President’s guards get life for rape
Six years after a Jesus and Mary College student was gangraped in broad daylight at Buddha Jayanti Park near Rashtrapati Bhawan, a court has sentenced to life two suspended members of the President’s Bodyguard (PBG).delhi Updated: Aug 23, 2009 01:36 IST
Six years after a Jesus and Mary College student was gangraped in broad daylight at Buddha Jayanti Park near Rashtrapati Bhawan, a court has sentenced to life two suspended members of the President’s Bodyguard (PBG).
Additional sessions judge SK Sarvaria sentenced Harpreet Singh and Satiender Singh after holding them guilty on August 17 of gangrape and abduction.
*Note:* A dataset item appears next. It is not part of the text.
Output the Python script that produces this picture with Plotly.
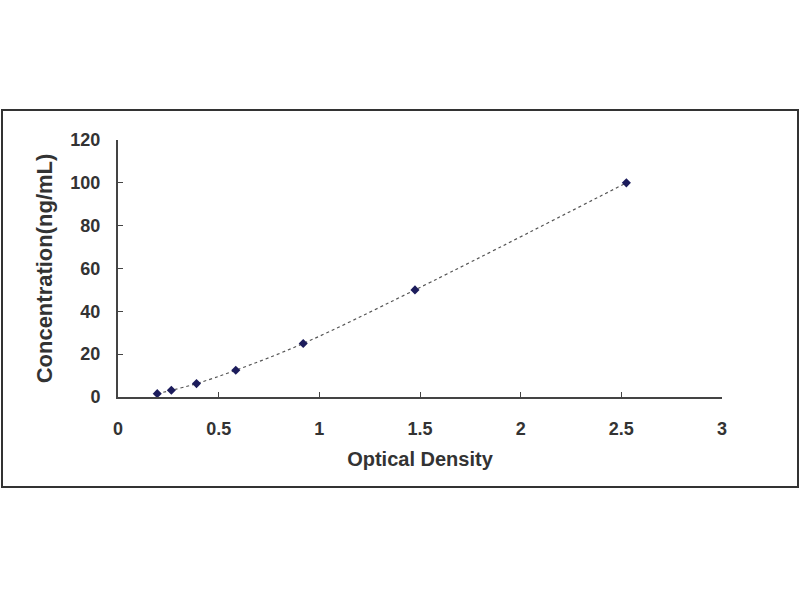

Two other PBG members who helped the duo in the act — Kuldeep Singh and Manish Kumar — have been sentenced to 10 years’ rigorous imprisonment. They were convicted of abduction and robbery.
The court expressed shock over Harpreet and Satiender committing such an offence while posted at such a sensitive place. Noting that they were performing the duty of the security of the President of India at the relevant time, the judge said “their offence calls for exemplary and deterrent punishment to be imposed against them”.
Dismissing the leniency pleas of all the accused, the court said: “The convicts were posted as President’s Bodyguard and were supposed to be disciplined.”
The incident dates back to October 6, 2003, when the 17-year-old victim went to the park on the fringes of Rashtrapati Bhawan to spend time with her boyfriend. The four men roughed up her boyfriend and dragged the girl to a secluded place where Harpreet and Satiender took turns to rape her while the other two kept a watch.
All four present in the court held their heads down while the judge pronounced the judgement. The family of Harpreet and Satiender refused to comment on the judgement and said they would appeal further.
The conduct of these men had caused a lot of embarrassment to Rashtrapati Bhawan with then President A.P.J Abdul Kalam losing his cool.
PM Nair, his then secretary, recalled in his memoir The Kalam Effect: “Kalam, normally so composed, was more angry than I had ever seen him…” Nair wrote.